The June 24 New York Post article called "Search & Destroy: Audit Could Siphon Ad $$ from Google," reports on a soon-to-be-published audit by UK-based firm Internet Search Metrics. The audit claims that spending money on Google Adwords, Google's text-based advertising system, could be the worst-spent marketing dollars on the Internet. Instead, the Post article hints that search engine optimization activities would be a better investment.
In the context of small business, there are a couple of points that I wholeheartedly disagree with.
First, the article states that "most executives, with little regard to how well their companies fare in the more important natural search results - the top sites that come up after an Internet search - overspend on paid search because it is the one area of the search market they understand."
In my experience, most executives don't have a clue about paid search or natural search. That's why they hire consultants to run these campaigns for them. This, too, can be problematic. While there are certainly some firms out there that do great work, I've known some Google Certified Consultants who couldn't run an effective campaign if they tried, and I've encountered some SEO gurus who charge their clients thousands per month while their clients' sites actually drop in the search results.
The article (and the study) says that money is better spent on SEO. For small businesses, I disagree. Good SEO costs thousands of dollars per month, while good results can be obtained from a pay per click campaign for hundreds per month. Many small businesses can't justify spending thousands every month on an SEO campaign, which is never guaranteed to work. Pay per click marketing, on the other hand, only costs companies marketing dollars when a customer is delivered to their web site.
I'm not saying that SEO is "snake oil" and that it never works, but for many small businesses, it's just too expensive.
While the argument between paid search and SEO may not be solved any time soon, I'm focusing on what I feel is potentially a much more powerful promotional tool.
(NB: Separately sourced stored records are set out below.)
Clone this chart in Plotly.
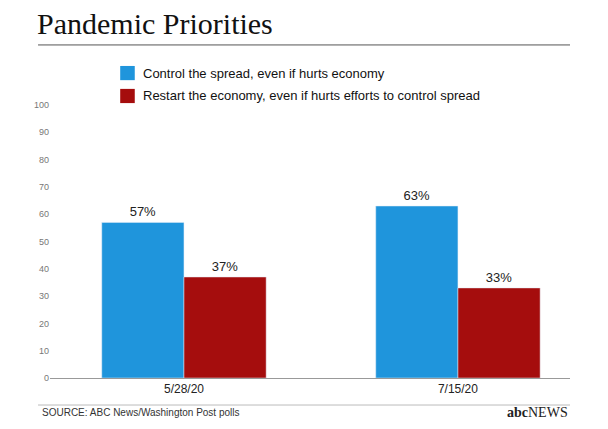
import plotly.graph_objects as go

# { data
dates = ['5/28/20', '7/15/20']
control = [57, 63]
restart = [37, 33]
series_names = ['Control the spread, even if hurts economy',
                'Restart the economy, even if hurts efforts to control spread']
colors = ['#1f95dc', '#a50d0d']
yticks = list(range(0, 101, 10))
# }

xpos = [0, 1]
fig = go.Figure()
fig.add_trace(go.Bar(x=xpos, y=control, width=0.3, offset=-0.3,
                     marker_color=colors[0], name=series_names[0],
                     text=[f'{v}%' for v in control], textposition='outside',
                     textfont=dict(size=13, color='#222', family='Liberation Sans')))
fig.add_trace(go.Bar(x=xpos, y=restart, width=0.3, offset=0,
                     marker_color=colors[1], name=series_names[1],
                     text=[f'{v}%' for v in restart], textposition='outside',
                     textfont=dict(size=13, color='#222', family='Liberation Sans')))

shapes = [
    dict(type='line', xref='paper', yref='paper', x0=-0.023, x1=1.0,
         y0=1.22, y1=1.22, line=dict(color='#555', width=1)),
    dict(type='line', xref='paper', yref='paper', x0=-0.023, x1=1.0,
         y0=-0.099, y1=-0.099, line=dict(color='#bbb', width=1)),
]
annotations = [
    dict(text='Pandemic Priorities', xref='paper', yref='paper', x=-0.028, y=1.365,
         xanchor='left', yanchor='top', showarrow=False,
         font=dict(size=30, color='#111', family='Liberation Serif')),
    dict(text='SOURCE: ABC News/Washington Post polls', xref='paper', yref='paper',
         x=-0.02, y=-0.128, xanchor='left', yanchor='middle', showarrow=False,
         font=dict(size=10, color='#333', family='Liberation Sans')),
    dict(text='<b>abc</b>NEWS', xref='paper', yref='paper', x=1.0, y=-0.128,
         xanchor='right', yanchor='middle', showarrow=False,
         font=dict(size=14, color='#222', family='Liberation Serif')),
]
# manual legend
for i, (nm, c) in enumerate(zip(series_names, colors)):
    yc = 1.117 - i * 0.084
    shapes.append(dict(type='rect', xref='paper', yref='paper', x0=0.135, x1=0.163,
                       y0=yc - 0.026, y1=yc + 0.026, fillcolor=c, line_width=0))
    annotations.append(dict(text=nm, xref='paper', yref='paper', x=0.175, y=yc,
                            xanchor='left', yanchor='middle', showarrow=False,
                            font=dict(size=13, color='#111', family='Liberation Sans')))

fig.update_layout(
    width=592, height=413,
    margin=dict(l=42, r=30, t=97, b=43),
    paper_bgcolor='white', plot_bgcolor='white',
    showlegend=False,
    xaxis=dict(range=[-0.489, 1.409], tickvals=xpos, ticktext=dates,
               showgrid=False, zeroline=False, showline=True,
               linecolor='#999', linewidth=1,
               tickfont=dict(size=12, color='#222', family='Liberation Sans')),
    yaxis=dict(range=[0, 100], tickvals=yticks, showgrid=False, zeroline=False,
               showline=False, tickfont=dict(size=9, color='#777', family='Liberation Sans')),
    shapes=shapes,
    annotations=annotations,
)

fig.write_html("out.html")
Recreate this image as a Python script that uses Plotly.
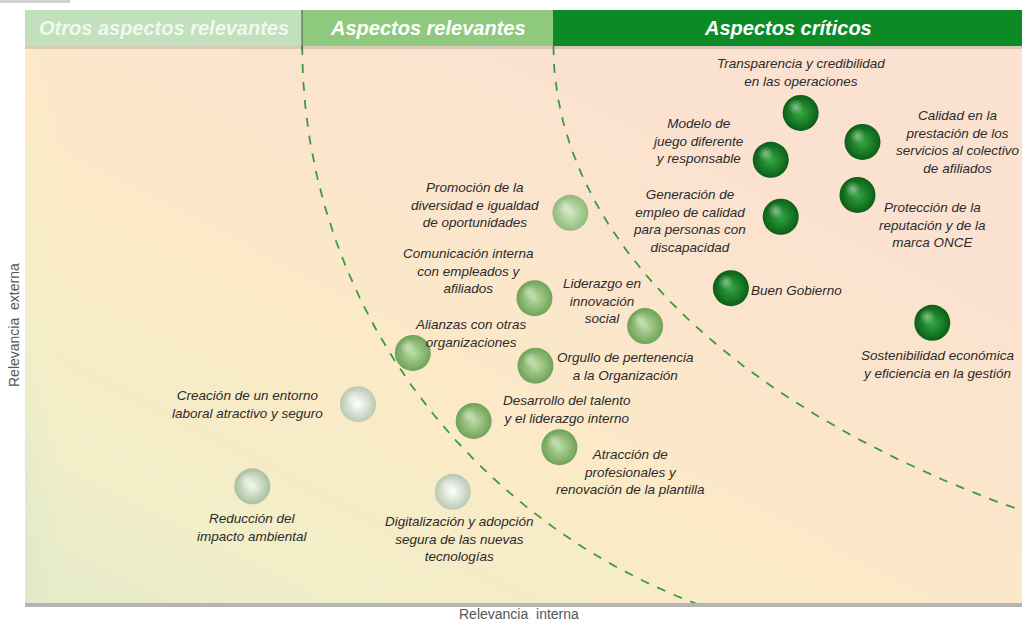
import numpy as np
import plotly.graph_objects as go

# Materiality matrix: relevancia interna (x) vs relevancia externa (y), 0-10 scale
aspectos = [
    "Transparencia y credibilidad<br>en las operaciones",
    "Calidad en la<br>prestación de los<br>servicios al colectivo<br>de afiliados",
    "Modelo de<br>juego diferente<br>y responsable",
    "Protección de la<br>reputación y de la<br>marca ONCE",
    "Generación de<br>empleo de calidad<br>para personas con<br>discapacidad",
    "Buen Gobierno",
    "Sostenibilidad económica<br>y eficiencia en la gestión",
    "Promoción de la<br>diversidad e igualdad<br>de oportunidades",
    "Comunicación interna<br>con empleados y<br>afiliados",
    "Liderazgo en<br>innovación<br>social",
    "Alianzas con otras<br>organizaciones",
    "Orgullo de pertenencia<br>a la Organización",
    "Creación de un entorno<br>laboral atractivo y seguro",
    "Desarrollo del talento<br>y el liderazgo interno",
    "Atracción de<br>profesionales y<br>renovación de la plantilla",
    "Reducción del<br>impacto ambiental",
    "Digitalización y adopción<br>segura de las nuevas<br>tecnologías",
]
relevancia_interna = [7.78, 8.40, 7.48, 8.35, 7.58, 7.08, 9.10, 5.47, 5.11, 6.22,
                      3.89, 5.12, 3.34, 4.50, 5.36, 2.28, 4.29]
relevancia_externa = [8.80, 8.28, 7.96, 7.33, 6.94, 5.66, 5.04, 7.01, 5.48, 4.98,
                      4.50, 4.27, 3.58, 3.28, 2.81, 2.11, 2.01]
grupo = ["critico"] * 7 + ["relevante_claro", "relevante", "relevante", "relevante", "relevante",
                           "otro", "relevante", "relevante", "otro_verde", "otro"]

cabeceras = ["Otros aspectos relevantes", "Aspectos relevantes", "Aspectos críticos"]

# styling
edge_col = {"critico": "#0a5f15", "relevante_claro": "#8fbb7a", "relevante": "#6fa257",
            "otro": "#b9c9b1", "otro_verde": "#a9c09f"}
core_col = {"critico": "#34a844", "relevante_claro": "#d2e8c2", "relevante": "#bcdca6",
            "otro": "#ffffff", "otro_verde": "#f4f9ee"}
# label offsets in px (dx right, dy up)
label_dx = [0, 96, -73, 75, -91, 66, 6, -95, -66, -43, 58, 90, -111, 93, 71, 0, 7]
label_dy = [40, 0, 19, -30, -4, -2, -42, 8, 27, 25, 19, -1, 0, 11, -25, -41, -47]

FONT = "Liberation Sans, Arial"
W, H = 1022, 622
L, R, T, B = 25, 1022, 46, 604
px_x = (R - L) / 10.0
px_y = (B - T) / 10.0

fig = go.Figure()

# background gradient
gx = np.linspace(0, 10, 60)
gy = np.linspace(0, 10, 40)
GX, GY = np.meshgrid(gx, gy)
Z = np.clip(0.055 * GX + 0.06 * GY + 0.12 * np.minimum(GX * 3, 1), 0, 1)
fig.add_trace(go.Heatmap(x=gx, y=gy, z=Z, zsmooth="best", showscale=False, hoverinfo="skip",
                         zmin=0, zmax=1,
                         colorscale=[[0, "#dde9ca"], [0.3, "#f1eec8"], [0.55, "#fbeac6"],
                                     [0.8, "#fbe5cc"], [1, "#fbe2d0"]]))

# dashed boundaries (ellipse arcs, vertical at the top edge)
def arco(x0, a, b):
    t = np.linspace(0, np.pi / 2, 200)
    xs = x0 + a - a * np.cos(t)
    ys = 10 - b * np.sin(t)
    return xs, ys

for x0, a, b in [(2.78, 6.25, 10.75), (5.30, 10.64, 10.04)]:
    xs, ys = arco(x0, a, b)
    fig.add_trace(go.Scatter(x=xs, y=ys, mode="lines", hoverinfo="skip",
                             line=dict(color="#3f9a3f", width=1.8, dash="dash")))

# spheres
fig.add_trace(go.Scatter(
    x=relevancia_interna, y=relevancia_externa, mode="markers", hoverinfo="text",
    text=aspectos,
    marker=dict(size=36, color=[edge_col[g] for g in grupo], line=dict(width=0),
                gradient=dict(type="radial", color=[core_col[g] for g in grupo])),
))
# highlight
fig.add_trace(go.Scatter(
    x=[v - 5 / px_x for v in relevancia_interna],
    y=[v + 6 / px_y for v in relevancia_externa], mode="markers", hoverinfo="skip",
    marker=dict(size=16, color="rgba(255,255,255,0)", line=dict(width=0),
                gradient=dict(type="radial", color="rgba(255,255,255,0.45)")),
))

for txt, x, y, dx, dy in zip(aspectos, relevancia_interna, relevancia_externa, label_dx, label_dy):
    fig.add_annotation(x=x, y=y, xref="x", yref="y", text="<i>" + txt + "</i>", showarrow=False,
                       xshift=dx, yshift=dy, align="center", xanchor="center", yanchor="middle",
                       font=dict(size=13.5, color="#2b2b2b", family=FONT))

# header
def py(p):
    return 1 - p / H

head_x = [(25, 302, "#c0e1bb", "#f1f8ee"), (302, 553, "#8fc97e", "#ffffff"), (553, 1022, "#0b8a25", "#ffffff")]
shapes = []
for (x0, x1, fill, tc), name in zip(head_x, cabeceras):
    shapes.append(dict(type="rect", xref="paper", yref="paper", x0=x0 / W, x1=x1 / W,
                       y0=py(46), y1=py(10), fillcolor=fill, line=dict(width=0), layer="above"))
    fig.add_annotation(x=(x0 + x1) / 2 / W, y=py(28), xref="paper", yref="paper",
                       xanchor="center", yanchor="middle",
                       text="<b><i>" + name + "</i></b>", showarrow=False,
                       font=dict(size=20, color=tc, family=FONT))
shapes.append(dict(type="rect", xref="paper", yref="paper", x0=25 / W, x1=1, y0=py(49), y1=py(46),
                   fillcolor="rgba(120,120,120,0.25)", line=dict(width=0), layer="above"))
shapes.append(dict(type="line", xref="paper", yref="paper", x0=302 / W, x1=302 / W, y0=py(50), y1=py(10),
                   line=dict(color="#555555", width=1), layer="above"))
# bottom axis line and small top-left bar
shapes.append(dict(type="rect", xref="paper", yref="paper", x0=25 / W, x1=1, y0=py(607), y1=py(603),
                   fillcolor="#b4b4b4", line=dict(width=0), layer="above"))
shapes.append(dict(type="rect", xref="paper", yref="paper", x0=0, x1=70 / W, y0=py(3), y1=1,
                   fillcolor="#d0d0d0", line=dict(width=0)))

fig.add_annotation(x=14 / W, y=py(325), xref="paper", yref="paper", text="Relevancia  externa",
                   textangle=-90, showarrow=False, xanchor="center", yanchor="middle",
                   font=dict(size=14, color="#555555", family=FONT))
fig.add_annotation(x=519 / W, y=py(614), xref="paper", yref="paper", text="Relevancia  interna",
                   showarrow=False, xanchor="center", yanchor="middle",
                   font=dict(size=14, color="#555555", family=FONT))

fig.update_layout(
    width=W, height=H, margin=dict(l=0, r=0, t=0, b=0),
    paper_bgcolor="white", plot_bgcolor="white", showlegend=False, shapes=shapes,
    xaxis=dict(domain=[L / W, 1], range=[0, 10], visible=False, fixedrange=True),
    yaxis=dict(domain=[1 - B / H, 1 - T / H], range=[0, 10], visible=False, fixedrange=True),
)

fig.write_html("out.html", config={"displayModeBar": False},
               post_script="document.body.style.margin='0';")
I'm currently experimenting with PR and strategic communications as a more effective way of promoting companies. My approach is traditional PR with a twist -- utilizing traditional media releases with blogs, email marketing, print marketing and more. This PR 2.0 approach -- this combination of online and offline media exposure -- can naturally improve online search engine rankings while driving web site traffic and improving mindshare across mediums. Good PR efforts for small business can be much cheaper than search engine optimization campaigns as well, all while reaching more potential customers. This approach also eliminates "tunnel vision," projecting a consistent message across media.